Some voices of caution have been heard saying Rwanda should be careful not to give away too much but RDB Chief Executive Francis Gatare believes the incentives will deliver results.
“When we speak of investment promotion, we are speaking of lowering the costs of doing business in Rwanda which will attract domestic and foreign investment, and that’s what we are doing,” Gatare told parliamentarians in defense of the new investment code.
The government is also dangling a 15 per cent preferential flat corporate tax charge for investors in critical sectors of the economy such as housing, energy and manufacturing.
A corporate tax is, by definition, a levy placed on the profit of a corporation normally applied to companies’ operating earnings, after expenses.
Now, federal tax rates on corporate taxable income varies among countries, for instance in the United States, it varies from 15 per cent to 35 per cent but Rwanda is offering a flat tax rate of 15 per cent which is generous by all accounts for a country with such a limited taxable base.
“Are tax incentives effective at attracting investment or are they a waste of resources?” That’s one of the most widely studied questions by investment analysts.
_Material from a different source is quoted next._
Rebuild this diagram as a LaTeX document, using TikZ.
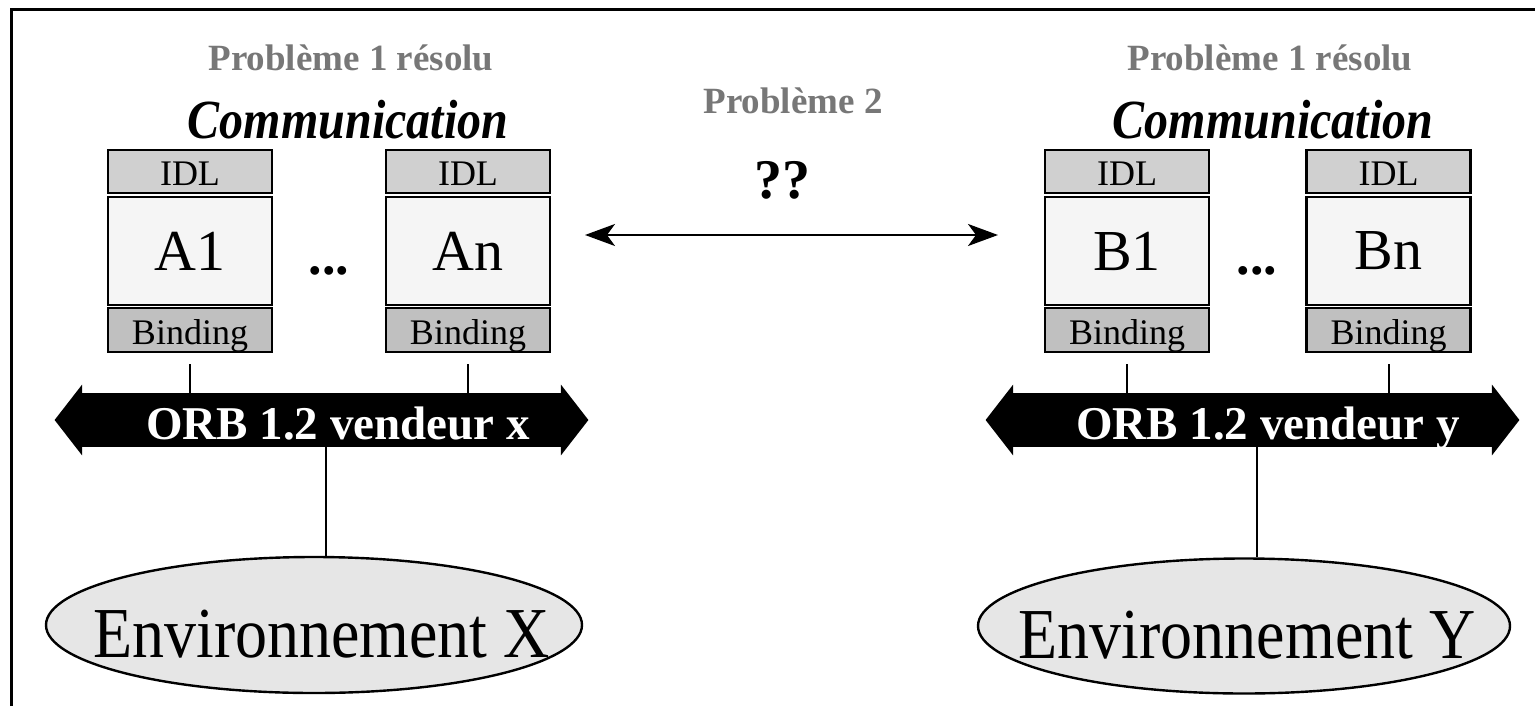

The latest research by the World Bank Group’s investment climate advisory services on the efficacy of investment incentives says that the answer to that question depends on the policies used and the sectors where investment is sought.
In Rwanda’s case, officials have said that the investment code is aimed at attracting more investment in the critical sectors of the economy whose performance will help create more jobs and reduce poverty through improved incomes, all key targets in the government’s vision 2020 and EDPRS II work plan.
But beyond tax incentives, John Small, the chief executive of the Eastern Africa Association which organized the delegation of the 40-man investment mission said Rwanda’s low corruption levels and relatively transparent government are quite rare on the continent.
“These are very important elements to which our members attach great value,” said Small whose association has a membership of 400 European firms with business interests in Kenya, Uganda, Tanzania, Rwanda, Burundi, Ethiopia, Eritrea, South Sudan and Seychelles.